Like many farmers in central Cambodia’s Kampong Chhang Province, Kiri struggled to feed his wife and child by growing rice. Yields were poor, and making a living became more difficult each year. Rumors of opportunity and a better life for those who migrated to the city of Poipet on the Thai border, became too great to resist. At 27, Kiri gave up his quiet life to relocate his family.
Soon after arriving in Poipet in 2008, a broker presented Kiri with a more lucrative offer — a prosperous future working in a factory across the border in Thailand. Driven by the dream of earning greater income, Kiri agreed to go with the broker, leaving his family behind.
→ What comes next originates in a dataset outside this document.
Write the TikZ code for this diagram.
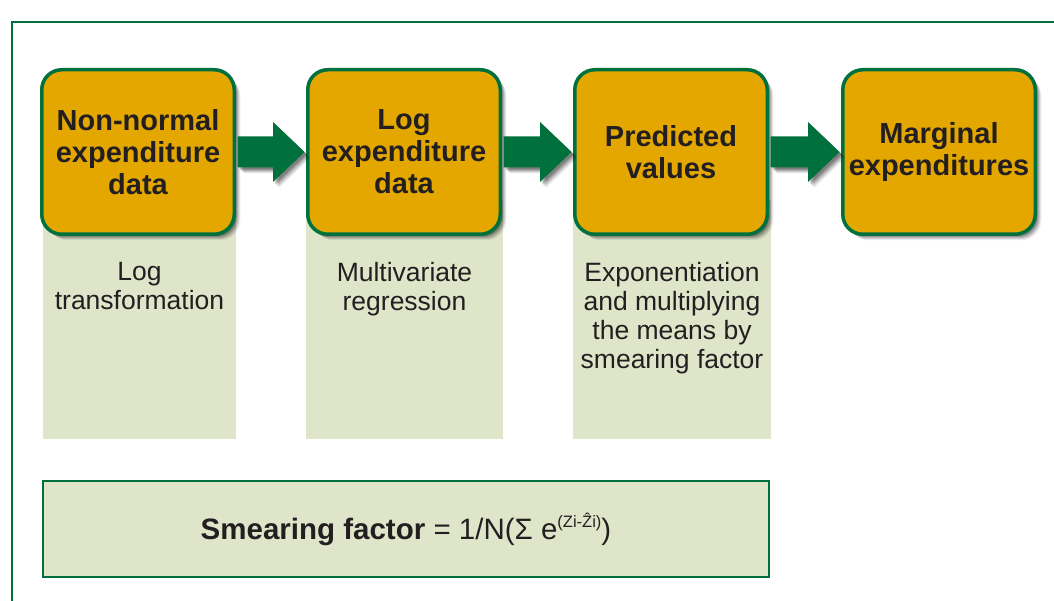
\documentclass[tikz,border=0pt]{standalone}
\usepackage{fontspec}
\setmainfont{Liberation Sans}
\usetikzlibrary{shadows}
\definecolor{boxorange}{HTML}{E3A700}
\definecolor{darkgreen}{HTML}{00703C}
\definecolor{panelgreen}{HTML}{DFE5C9}
\definecolor{inkc}{HTML}{231F20}
\newcommand{\flowarrowpath}[2]{%
  \fill[flowarrow] ([xshift=1.5pt,yshift=15.5pt]#1.east) -- ([xshift=-33pt,yshift=15.5pt]#2.west)
    -- ([xshift=-33pt,yshift=30pt]#2.west) -- ([xshift=-1.5pt]#2.west)
    -- ([xshift=-33pt,yshift=-30pt]#2.west) -- ([xshift=-33pt,yshift=-15.5pt]#2.west)
    -- ([xshift=1.5pt,yshift=-15.5pt]#1.east) -- cycle;}
\begin{document}
\begin{tikzpicture}[x=1pt,y=-1pt,
  softshadow/.style={
    general shadow={shadow xshift=6pt, shadow yshift=-6pt, fill=black, opacity=0.07},
    general shadow={shadow xshift=5pt, shadow yshift=-5pt, fill=black, opacity=0.10},
    general shadow={shadow xshift=4pt, shadow yshift=-4pt, fill=black, opacity=0.13},
    general shadow={shadow xshift=3pt, shadow yshift=-3pt, fill=black, opacity=0.16},
    general shadow={shadow xshift=2pt, shadow yshift=-2pt, fill=black, opacity=0.18}},
  stepbox/.style={draw=darkgreen, line width=3.5pt, fill=boxorange, rounded corners=20pt,
    minimum width=192.5pt, minimum height=164.5pt, align=center, text=inkc,
    font=\fontsize{29}{32}\selectfont\bfseries, inner sep=0pt, softshadow},
  panel/.style={fill=panelgreen, draw=none, anchor=north, inner sep=0pt, minimum height=239pt},
  paneltext/.style={anchor=north, align=center, text=inkc, font=\fontsize{26.5}{29}\selectfont, inner sep=0pt},
  flowarrow/.style={fill=darkgreen, softshadow},
  frame/.style={draw=darkgreen, line width=2.5pt},
  formulabox/.style={draw=darkgreen, line width=2pt, fill=panelgreen, minimum width=726pt,
    minimum height=96pt, text=inkc, font=\fontsize{29.5}{32}\selectfont, inner sep=0pt}
]
\useasboundingbox (0,0) rectangle (1054,601);
\fill[white] (0,0) rectangle (1054,601);
\draw[frame] (12,22) rectangle (1090,640);
\node[panel, minimum width=193pt] (p1) at (139.5,200) {};
\node[panel, minimum width=197pt] (p2) at (404.5,200) {};
\node[panel, minimum width=198pt] (p3) at (672,200) {};

\node[paneltext] (t1) at (139.5,262) {Log\\transformation};
\node[paneltext] (t2) at (404.5,262) {Multivariate\\regression};
\node[paneltext] (t3) at (672,262) {Exponentiation\\and multiplying\\the means by\\smearing factor};

\node[stepbox] (b1) at (138,152) {Non-normal\\expenditure\\data};
\node[stepbox] (b2) at (404,152) {Log\\expenditure\\data};
\node[stepbox] (b3) at (671,152) {Predicted\\values};
\node[stepbox] (b4) at (939,152) {Marginal\\expenditures};

\flowarrowpath{b1}{b2}
\flowarrowpath{b2}{b3}
\flowarrowpath{b3}{b4}

\node[formulabox] (sf) at (406,529) {\textbf{Smearing factor} = 1/N(Σ e\raisebox{12pt}{\fontsize{16.5}{16.5}\selectfont(Zi-Ẑi)})};
\end{tikzpicture}
\end{document}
That’s when his dream began to unravel.
The broker took him to a house where he was kept captive for 10 days. Then he was taken by boat to Indonesia and sold as slave labor. He lived and worked for four years on a fishing boat, forced to toil long hours and with little food. He witnessed sick workers thrown into the sea and began to plot his escape. Luckily, through a crew member from another boat, he obtained the phone number for the police and took action. After numerous attempts he was successful in making contact. In 2013, he was rescued and repatriated back to Cambodia.
In Cambodia, he was reunited with his family. Through the Cambodian Women’s Crisis Center, a Counter Trafficking in Persons program partner, Kiri received psychological counseling, career guidance and training. With project support, he developed a business plan and received a small business grant to buy the equipment necessary to set up a barber service. Since then his business has thrived and his life is returning to normal. “I have recovered my life thanks to the support of” the CTIP project, says Kiri.
The Counter Trafficking in Persons program, a four-year project funded by USAID and implemented by Winrock International, is dedicated to giving trafficking survivors the help they need to reintegrate into society. It offers counseling and self-help groups, training and job placement services, business planning support, and small grants.